I am currently studying low level organization of operating systems. In order to achive that I am trying to understand how Linux kernel is loaded.
A thing that I cannot comprehend is the transition from 16-bit (real mode) to 32-bit (protected mode). It happens in this file.
The protected_mode_jump
function performs various auxiliary calculations for 32-bit code that is executed later, then enables PE
bit in the CR0
reguster
movl %cr0, %edx
orb $X86_CR0_PE, %dl # Protected mode
movl %edx, %cr0
and after that performs long jump to 32-bit code:
# Transition to 32-bit mode
.byte 0x66, 0xea # ljmpl opcode
2: .long in_pm32 # offset
.word __BOOT_CS # segment
As far as I understand in_pm32
is the address of the 32-bit function which is declared right below the protected_mode_jump
:
.code32
.section ".text32","ax"
GLOBAL(in_pm32)
# some code
# ...
# some code
ENDPROC(in_pm32)
The __BOOT_CS
sector base is 0 (the GDT is set beforehand here), so that means that offset should be basically absolute address of the in_pm32
function.
That's the issue. During machine code generation the assembler/linker should not know the absolute address of the in_pm32
function, because it does not know where it will be loaded in the memory in the real mode (various bootloaders can occupy various amounts of space, and the real mode kernel is loaded just after a bootloader).
Moreover, the linker script (setup.ld
in the same folder) sets the origin of the code as 0, so seems like in_pm32
address will be the offset from the beginning of the real mode kernel.
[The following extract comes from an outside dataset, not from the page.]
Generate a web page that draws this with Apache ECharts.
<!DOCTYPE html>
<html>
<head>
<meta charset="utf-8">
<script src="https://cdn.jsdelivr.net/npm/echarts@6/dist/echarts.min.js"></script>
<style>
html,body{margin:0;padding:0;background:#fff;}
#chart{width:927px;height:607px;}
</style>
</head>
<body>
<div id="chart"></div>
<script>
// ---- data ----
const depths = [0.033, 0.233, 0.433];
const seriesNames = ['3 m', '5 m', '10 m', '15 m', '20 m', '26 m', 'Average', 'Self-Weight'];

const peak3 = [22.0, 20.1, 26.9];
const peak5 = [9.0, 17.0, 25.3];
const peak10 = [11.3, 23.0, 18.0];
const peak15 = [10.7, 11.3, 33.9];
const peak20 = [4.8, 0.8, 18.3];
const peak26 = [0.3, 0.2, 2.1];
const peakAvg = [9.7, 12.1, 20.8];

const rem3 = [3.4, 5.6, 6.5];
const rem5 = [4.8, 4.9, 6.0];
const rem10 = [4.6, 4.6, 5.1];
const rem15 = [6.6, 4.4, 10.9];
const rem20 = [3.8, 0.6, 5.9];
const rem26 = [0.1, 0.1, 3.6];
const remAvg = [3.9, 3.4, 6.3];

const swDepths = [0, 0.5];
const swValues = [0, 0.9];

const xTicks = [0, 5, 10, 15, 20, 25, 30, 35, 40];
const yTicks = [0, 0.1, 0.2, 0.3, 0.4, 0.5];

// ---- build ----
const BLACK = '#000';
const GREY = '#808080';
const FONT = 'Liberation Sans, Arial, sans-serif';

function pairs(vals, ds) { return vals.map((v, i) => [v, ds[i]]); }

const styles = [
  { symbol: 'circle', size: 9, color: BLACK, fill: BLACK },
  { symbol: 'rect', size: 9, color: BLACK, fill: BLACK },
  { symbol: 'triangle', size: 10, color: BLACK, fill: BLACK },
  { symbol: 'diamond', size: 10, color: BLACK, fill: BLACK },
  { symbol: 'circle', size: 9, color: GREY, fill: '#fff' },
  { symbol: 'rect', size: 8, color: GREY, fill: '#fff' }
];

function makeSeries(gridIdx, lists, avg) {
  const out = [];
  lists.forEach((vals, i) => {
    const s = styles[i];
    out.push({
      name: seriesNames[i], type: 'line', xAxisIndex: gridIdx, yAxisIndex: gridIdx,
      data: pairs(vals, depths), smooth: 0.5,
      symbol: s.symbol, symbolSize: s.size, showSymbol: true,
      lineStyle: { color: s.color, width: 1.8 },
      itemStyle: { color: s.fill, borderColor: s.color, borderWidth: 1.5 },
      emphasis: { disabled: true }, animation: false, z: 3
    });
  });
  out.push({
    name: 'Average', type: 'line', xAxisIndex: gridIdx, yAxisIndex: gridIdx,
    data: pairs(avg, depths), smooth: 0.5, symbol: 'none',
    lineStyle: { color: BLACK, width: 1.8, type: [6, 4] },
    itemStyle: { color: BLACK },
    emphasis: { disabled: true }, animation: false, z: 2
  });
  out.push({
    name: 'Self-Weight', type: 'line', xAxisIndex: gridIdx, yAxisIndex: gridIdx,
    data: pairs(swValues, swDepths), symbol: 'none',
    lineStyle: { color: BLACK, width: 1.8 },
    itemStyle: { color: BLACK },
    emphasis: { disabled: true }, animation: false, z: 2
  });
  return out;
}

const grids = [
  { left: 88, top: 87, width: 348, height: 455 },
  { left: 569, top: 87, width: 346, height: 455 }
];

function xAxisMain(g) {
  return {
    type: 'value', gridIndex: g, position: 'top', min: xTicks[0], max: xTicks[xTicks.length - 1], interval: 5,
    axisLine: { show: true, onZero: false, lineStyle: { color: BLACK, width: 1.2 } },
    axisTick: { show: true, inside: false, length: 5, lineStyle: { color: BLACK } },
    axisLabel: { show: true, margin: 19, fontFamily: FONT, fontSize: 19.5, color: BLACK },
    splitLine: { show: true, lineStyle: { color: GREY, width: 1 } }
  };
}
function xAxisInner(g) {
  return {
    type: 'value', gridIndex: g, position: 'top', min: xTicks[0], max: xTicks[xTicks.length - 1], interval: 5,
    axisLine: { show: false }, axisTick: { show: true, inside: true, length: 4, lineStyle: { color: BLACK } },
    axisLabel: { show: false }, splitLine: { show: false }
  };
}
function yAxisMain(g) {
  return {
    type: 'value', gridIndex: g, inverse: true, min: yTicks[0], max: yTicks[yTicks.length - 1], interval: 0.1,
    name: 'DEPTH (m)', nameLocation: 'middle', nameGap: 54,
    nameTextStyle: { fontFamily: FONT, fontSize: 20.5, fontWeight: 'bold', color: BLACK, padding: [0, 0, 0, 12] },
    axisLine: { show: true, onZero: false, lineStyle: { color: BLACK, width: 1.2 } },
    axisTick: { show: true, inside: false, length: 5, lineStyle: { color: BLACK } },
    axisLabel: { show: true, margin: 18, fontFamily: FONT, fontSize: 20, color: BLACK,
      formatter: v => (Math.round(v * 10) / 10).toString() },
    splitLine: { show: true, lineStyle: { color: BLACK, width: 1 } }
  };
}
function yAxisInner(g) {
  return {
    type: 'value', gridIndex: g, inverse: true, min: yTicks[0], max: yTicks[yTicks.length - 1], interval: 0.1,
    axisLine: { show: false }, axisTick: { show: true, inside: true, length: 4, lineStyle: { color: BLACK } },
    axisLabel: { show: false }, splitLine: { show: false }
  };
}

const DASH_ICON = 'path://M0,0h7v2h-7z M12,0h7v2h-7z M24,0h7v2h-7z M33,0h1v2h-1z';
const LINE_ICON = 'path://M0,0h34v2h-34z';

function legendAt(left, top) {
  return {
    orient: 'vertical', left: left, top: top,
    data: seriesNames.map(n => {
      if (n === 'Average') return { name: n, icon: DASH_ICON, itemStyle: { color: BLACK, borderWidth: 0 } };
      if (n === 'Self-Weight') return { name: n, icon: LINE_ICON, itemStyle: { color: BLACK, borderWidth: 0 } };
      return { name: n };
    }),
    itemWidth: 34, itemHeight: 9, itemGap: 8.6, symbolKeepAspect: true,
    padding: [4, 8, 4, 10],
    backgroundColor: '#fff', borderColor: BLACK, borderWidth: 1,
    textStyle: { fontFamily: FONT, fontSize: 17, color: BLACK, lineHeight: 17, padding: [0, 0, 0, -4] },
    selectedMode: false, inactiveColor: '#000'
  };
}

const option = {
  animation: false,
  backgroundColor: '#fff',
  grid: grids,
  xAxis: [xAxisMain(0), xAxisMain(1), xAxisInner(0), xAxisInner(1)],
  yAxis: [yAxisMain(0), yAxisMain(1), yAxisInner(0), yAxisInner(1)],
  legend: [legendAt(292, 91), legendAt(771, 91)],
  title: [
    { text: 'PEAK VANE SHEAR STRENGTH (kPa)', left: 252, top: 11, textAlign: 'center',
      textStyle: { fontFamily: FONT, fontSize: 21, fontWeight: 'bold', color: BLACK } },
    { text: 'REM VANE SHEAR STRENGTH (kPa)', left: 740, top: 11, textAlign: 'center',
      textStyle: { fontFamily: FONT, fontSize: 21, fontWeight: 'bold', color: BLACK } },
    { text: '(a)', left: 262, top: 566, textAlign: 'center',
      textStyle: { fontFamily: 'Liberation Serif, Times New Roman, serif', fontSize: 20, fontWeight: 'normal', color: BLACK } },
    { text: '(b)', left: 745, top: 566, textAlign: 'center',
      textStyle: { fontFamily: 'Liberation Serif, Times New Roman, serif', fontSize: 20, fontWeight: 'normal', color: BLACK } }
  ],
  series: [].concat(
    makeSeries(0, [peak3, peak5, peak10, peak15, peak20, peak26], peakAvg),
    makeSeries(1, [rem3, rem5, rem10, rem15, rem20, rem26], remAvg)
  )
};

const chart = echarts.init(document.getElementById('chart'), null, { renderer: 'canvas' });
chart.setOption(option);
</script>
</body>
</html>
It should work just fine with 16-bit code because CS
register is set properly, but when long jump happens the CPU is already in protected mode, so a relative offset should not work.
So my question:
Why does the long jump in Protected Mode (.byte 0x66, 0xea
) sets the proper code position if the offset (.long in_pm32
) is relative?
Seems like I am missing something really important.